◆ GOAL OF THE EXERCISE: Return the whole listing, line for line, without the pictures in it.

◆ MATERIAL FOR THIS TASK:
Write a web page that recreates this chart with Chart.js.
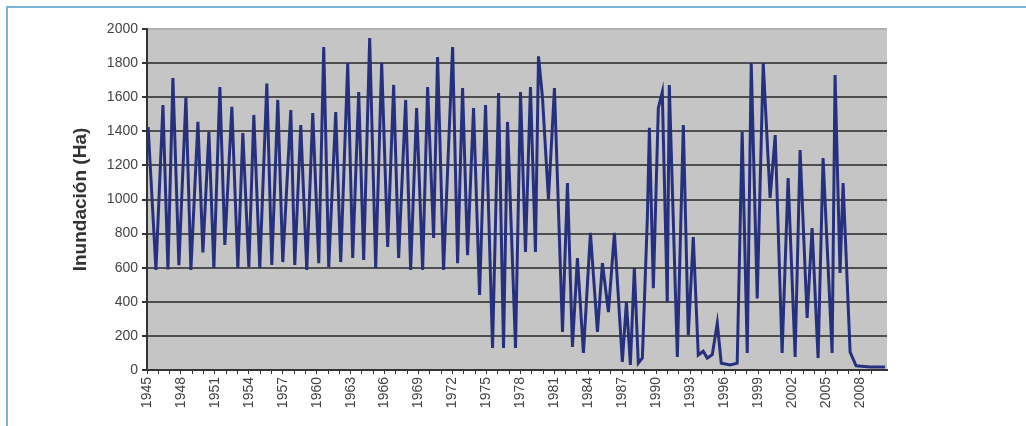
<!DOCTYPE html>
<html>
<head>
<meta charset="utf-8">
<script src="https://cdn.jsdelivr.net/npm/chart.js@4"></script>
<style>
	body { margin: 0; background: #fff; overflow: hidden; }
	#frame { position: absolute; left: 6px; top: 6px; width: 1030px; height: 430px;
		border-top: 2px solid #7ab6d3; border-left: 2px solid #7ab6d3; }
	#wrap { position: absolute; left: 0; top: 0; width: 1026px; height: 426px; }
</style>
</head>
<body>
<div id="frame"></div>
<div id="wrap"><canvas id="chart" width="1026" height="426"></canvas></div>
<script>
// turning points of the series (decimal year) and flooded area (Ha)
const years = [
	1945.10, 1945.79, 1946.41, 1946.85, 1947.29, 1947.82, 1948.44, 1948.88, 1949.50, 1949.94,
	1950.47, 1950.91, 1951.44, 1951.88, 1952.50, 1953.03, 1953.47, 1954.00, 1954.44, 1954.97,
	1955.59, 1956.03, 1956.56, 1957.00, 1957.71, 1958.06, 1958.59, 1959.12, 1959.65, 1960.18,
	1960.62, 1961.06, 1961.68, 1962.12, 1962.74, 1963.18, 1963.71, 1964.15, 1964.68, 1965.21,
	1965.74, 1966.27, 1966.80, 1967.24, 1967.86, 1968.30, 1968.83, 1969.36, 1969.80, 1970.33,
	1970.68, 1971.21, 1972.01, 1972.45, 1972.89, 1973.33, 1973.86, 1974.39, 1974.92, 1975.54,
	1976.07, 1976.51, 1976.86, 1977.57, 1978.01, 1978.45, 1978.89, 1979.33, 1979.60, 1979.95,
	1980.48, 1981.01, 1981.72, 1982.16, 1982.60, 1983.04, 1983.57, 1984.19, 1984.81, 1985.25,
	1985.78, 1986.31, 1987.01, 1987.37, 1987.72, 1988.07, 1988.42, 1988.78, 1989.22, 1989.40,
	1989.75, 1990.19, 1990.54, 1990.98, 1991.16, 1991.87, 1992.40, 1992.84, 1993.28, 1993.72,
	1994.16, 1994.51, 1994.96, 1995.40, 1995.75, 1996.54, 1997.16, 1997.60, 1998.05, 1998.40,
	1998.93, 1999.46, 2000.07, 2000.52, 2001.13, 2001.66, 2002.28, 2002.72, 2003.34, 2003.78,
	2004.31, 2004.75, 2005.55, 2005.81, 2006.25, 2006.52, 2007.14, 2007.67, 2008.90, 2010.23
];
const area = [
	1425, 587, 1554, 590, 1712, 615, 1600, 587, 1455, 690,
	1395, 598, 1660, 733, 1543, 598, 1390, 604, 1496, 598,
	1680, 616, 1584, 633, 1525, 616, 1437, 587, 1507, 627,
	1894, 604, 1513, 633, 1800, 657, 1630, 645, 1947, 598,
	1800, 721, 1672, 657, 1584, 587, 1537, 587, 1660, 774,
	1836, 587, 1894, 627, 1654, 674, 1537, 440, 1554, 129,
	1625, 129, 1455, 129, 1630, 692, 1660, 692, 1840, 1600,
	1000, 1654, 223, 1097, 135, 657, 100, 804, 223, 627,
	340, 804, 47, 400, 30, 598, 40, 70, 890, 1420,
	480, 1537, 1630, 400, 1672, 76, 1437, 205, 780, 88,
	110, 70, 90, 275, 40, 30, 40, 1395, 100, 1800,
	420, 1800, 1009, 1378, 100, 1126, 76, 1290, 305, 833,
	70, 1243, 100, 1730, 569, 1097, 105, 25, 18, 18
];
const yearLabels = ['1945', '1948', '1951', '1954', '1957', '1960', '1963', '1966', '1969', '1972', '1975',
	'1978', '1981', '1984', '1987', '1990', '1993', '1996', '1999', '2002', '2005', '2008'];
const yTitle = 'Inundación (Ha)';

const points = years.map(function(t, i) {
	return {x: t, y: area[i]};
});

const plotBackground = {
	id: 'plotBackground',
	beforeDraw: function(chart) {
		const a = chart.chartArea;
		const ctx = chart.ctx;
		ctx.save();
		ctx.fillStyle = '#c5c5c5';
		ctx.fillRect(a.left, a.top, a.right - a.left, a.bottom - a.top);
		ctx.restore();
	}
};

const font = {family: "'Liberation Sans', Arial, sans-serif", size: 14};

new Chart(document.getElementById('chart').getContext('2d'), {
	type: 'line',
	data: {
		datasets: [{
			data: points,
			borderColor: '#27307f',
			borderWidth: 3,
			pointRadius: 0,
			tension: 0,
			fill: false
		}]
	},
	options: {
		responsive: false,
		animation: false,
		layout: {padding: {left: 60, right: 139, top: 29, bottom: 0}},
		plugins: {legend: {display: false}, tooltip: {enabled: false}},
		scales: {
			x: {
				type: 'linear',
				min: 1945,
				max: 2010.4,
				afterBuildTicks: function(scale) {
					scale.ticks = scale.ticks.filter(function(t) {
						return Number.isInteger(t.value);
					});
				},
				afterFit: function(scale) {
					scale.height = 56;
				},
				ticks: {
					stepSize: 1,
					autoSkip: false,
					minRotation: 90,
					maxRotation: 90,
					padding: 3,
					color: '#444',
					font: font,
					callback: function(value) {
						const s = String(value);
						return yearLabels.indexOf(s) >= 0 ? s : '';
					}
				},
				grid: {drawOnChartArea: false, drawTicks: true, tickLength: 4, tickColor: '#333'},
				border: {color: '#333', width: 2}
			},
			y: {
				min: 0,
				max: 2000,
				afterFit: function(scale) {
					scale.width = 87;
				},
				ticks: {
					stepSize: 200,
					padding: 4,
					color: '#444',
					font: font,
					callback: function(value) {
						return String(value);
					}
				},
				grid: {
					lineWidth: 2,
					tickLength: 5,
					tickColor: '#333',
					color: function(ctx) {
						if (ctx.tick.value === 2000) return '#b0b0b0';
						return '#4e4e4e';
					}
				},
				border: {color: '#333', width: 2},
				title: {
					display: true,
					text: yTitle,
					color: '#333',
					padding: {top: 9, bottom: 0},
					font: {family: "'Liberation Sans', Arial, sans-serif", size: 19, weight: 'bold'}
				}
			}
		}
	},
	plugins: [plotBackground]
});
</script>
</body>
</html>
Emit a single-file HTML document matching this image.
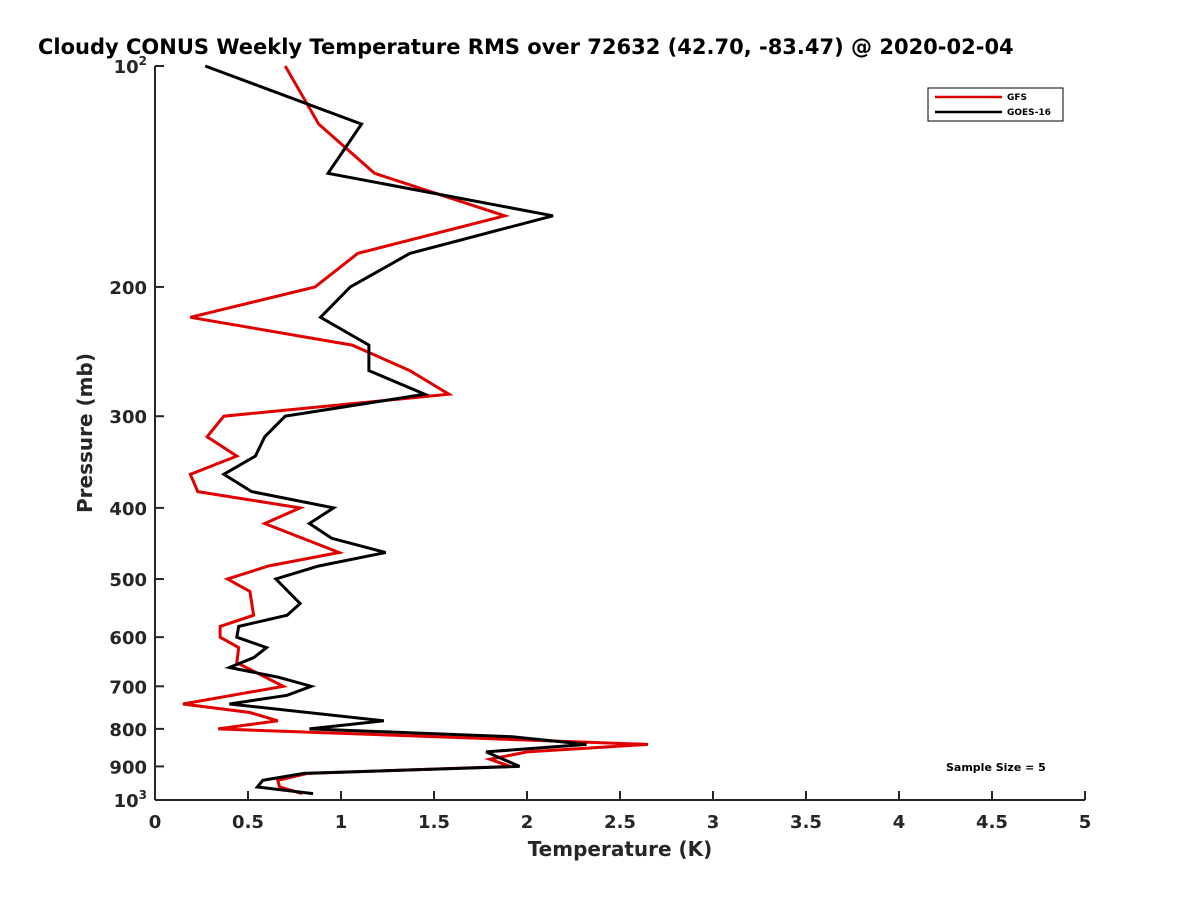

◆ WORKED SOLUTION:
Write a web page that recreates this chart with Chart.js.
<!DOCTYPE html>
<html>
<head>
<meta charset="utf-8">
<script src="https://cdn.jsdelivr.net/npm/chart.js@4"></script>
<style>
	body { margin: 0; background: #fff; overflow: hidden; }
	#frame { position: absolute; left: 6px; top: 6px; width: 1030px; height: 430px;
		border-top: 2px solid #7ab6d3; border-left: 2px solid #7ab6d3; }
	#wrap { position: absolute; left: 0; top: 0; width: 1026px; height: 426px; }
</style>
</head>
<body>
<div id="frame"></div>
<div id="wrap"><canvas id="chart" width="1026" height="426"></canvas></div>
<script>
// turning points of the series (decimal year) and flooded area (Ha)
const years = [
	1945.10, 1945.79, 1946.41, 1946.85, 1947.29, 1947.82, 1948.44, 1948.88, 1949.50, 1949.94,
	1950.47, 1950.91, 1951.44, 1951.88, 1952.50, 1953.03, 1953.47, 1954.00, 1954.44, 1954.97,
	1955.59, 1956.03, 1956.56, 1957.00, 1957.71, 1958.06, 1958.59, 1959.12, 1959.65, 1960.18,
	1960.62, 1961.06, 1961.68, 1962.12, 1962.74, 1963.18, 1963.71, 1964.15, 1964.68, 1965.21,
	1965.74, 1966.27, 1966.80, 1967.24, 1967.86, 1968.30, 1968.83, 1969.36, 1969.80, 1970.33,
	1970.68, 1971.21, 1972.01, 1972.45, 1972.89, 1973.33, 1973.86, 1974.39, 1974.92, 1975.54,
	1976.07, 1976.51, 1976.86, 1977.57, 1978.01, 1978.45, 1978.89, 1979.33, 1979.60, 1979.95,
	1980.48, 1981.01, 1981.72, 1982.16, 1982.60, 1983.04, 1983.57, 1984.19, 1984.81, 1985.25,
	1985.78, 1986.31, 1987.01, 1987.37, 1987.72, 1988.07, 1988.42, 1988.78, 1989.22, 1989.40,
	1989.75, 1990.19, 1990.54, 1990.98, 1991.16, 1991.87, 1992.40, 1992.84, 1993.28, 1993.72,
	1994.16, 1994.51, 1994.96, 1995.40, 1995.75, 1996.54, 1997.16, 1997.60, 1998.05, 1998.40,
	1998.93, 1999.46, 2000.07, 2000.52, 2001.13, 2001.66, 2002.28, 2002.72, 2003.34, 2003.78,
	2004.31, 2004.75, 2005.55, 2005.81, 2006.25, 2006.52, 2007.14, 2007.67, 2008.90, 2010.23
];
const area = [
	1425, 587, 1554, 590, 1712, 615, 1600, 587, 1455, 690,
	1395, 598, 1660, 733, 1543, 598, 1390, 604, 1496, 598,
	1680, 616, 1584, 633, 1525, 616, 1437, 587, 1507, 627,
	1894, 604, 1513, 633, 1800, 657, 1630, 645, 1947, 598,
	1800, 721, 1672, 657, 1584, 587, 1537, 587, 1660, 774,
	1836, 587, 1894, 627, 1654, 674, 1537, 440, 1554, 129,
	1625, 129, 1455, 129, 1630, 692, 1660, 692, 1840, 1600,
	1000, 1654, 223, 1097, 135, 657, 100, 804, 223, 627,
	340, 804, 47, 400, 30, 598, 40, 70, 890, 1420,
	480, 1537, 1630, 400, 1672, 76, 1437, 205, 780, 88,
	110, 70, 90, 275, 40, 30, 40, 1395, 100, 1800,
	420, 1800, 1009, 1378, 100, 1126, 76, 1290, 305, 833,
	70, 1243, 100, 1730, 569, 1097, 105, 25, 18, 18
];
const yearLabels = ['1945', '1948', '1951', '1954', '1957', '1960', '1963', '1966', '1969', '1972', '1975',
	'1978', '1981', '1984', '1987', '1990', '1993', '1996', '1999', '2002', '2005', '2008'];
const yTitle = 'Inundación (Ha)';

const points = years.map(function(t, i) {
	return {x: t, y: area[i]};
});

const plotBackground = {
	id: 'plotBackground',
	beforeDraw: function(chart) {
		const a = chart.chartArea;
		const ctx = chart.ctx;
		ctx.save();
		ctx.fillStyle = '#c5c5c5';
		ctx.fillRect(a.left, a.top, a.right - a.left, a.bottom - a.top);
		ctx.restore();
	}
};

const font = {family: "'Liberation Sans', Arial, sans-serif", size: 14};

new Chart(document.getElementById('chart').getContext('2d'), {
	type: 'line',
	data: {
		datasets: [{
			data: points,
			borderColor: '#27307f',
			borderWidth: 3,
			pointRadius: 0,
			tension: 0,
			fill: false
		}]
	},
	options: {
		responsive: false,
		animation: false,
		layout: {padding: {left: 60, right: 139, top: 29, bottom: 0}},
		plugins: {legend: {display: false}, tooltip: {enabled: false}},
		scales: {
			x: {
				type: 'linear',
				min: 1945,
				max: 2010.4,
				afterBuildTicks: function(scale) {
					scale.ticks = scale.ticks.filter(function(t) {
						return Number.isInteger(t.value);
					});
				},
				afterFit: function(scale) {
					scale.height = 56;
				},
				ticks: {
					stepSize: 1,
					autoSkip: false,
					minRotation: 90,
					maxRotation: 90,
					padding: 3,
					color: '#444',
					font: font,
					callback: function(value) {
						const s = String(value);
						return yearLabels.indexOf(s) >= 0 ? s : '';
					}
				},
				grid: {drawOnChartArea: false, drawTicks: true, tickLength: 4, tickColor: '#333'},
				border: {color: '#333', width: 2}
			},
			y: {
				min: 0,
				max: 2000,
				afterFit: function(scale) {
					scale.width = 87;
				},
				ticks: {
					stepSize: 200,
					padding: 4,
					color: '#444',
					font: font,
					callback: function(value) {
						return String(value);
					}
				},
				grid: {
					lineWidth: 2,
					tickLength: 5,
					tickColor: '#333',
					color: function(ctx) {
						if (ctx.tick.value === 2000) return '#b0b0b0';
						return '#4e4e4e';
					}
				},
				border: {color: '#333', width: 2},
				title: {
					display: true,
					text: yTitle,
					color: '#333',
					padding: {top: 9, bottom: 0},
					font: {family: "'Liberation Sans', Arial, sans-serif", size: 19, weight: 'bold'}
				}
			}
		}
	},
	plugins: [plotBackground]
});
</script>
</body>
</html>
Emit a single-file HTML document matching this image.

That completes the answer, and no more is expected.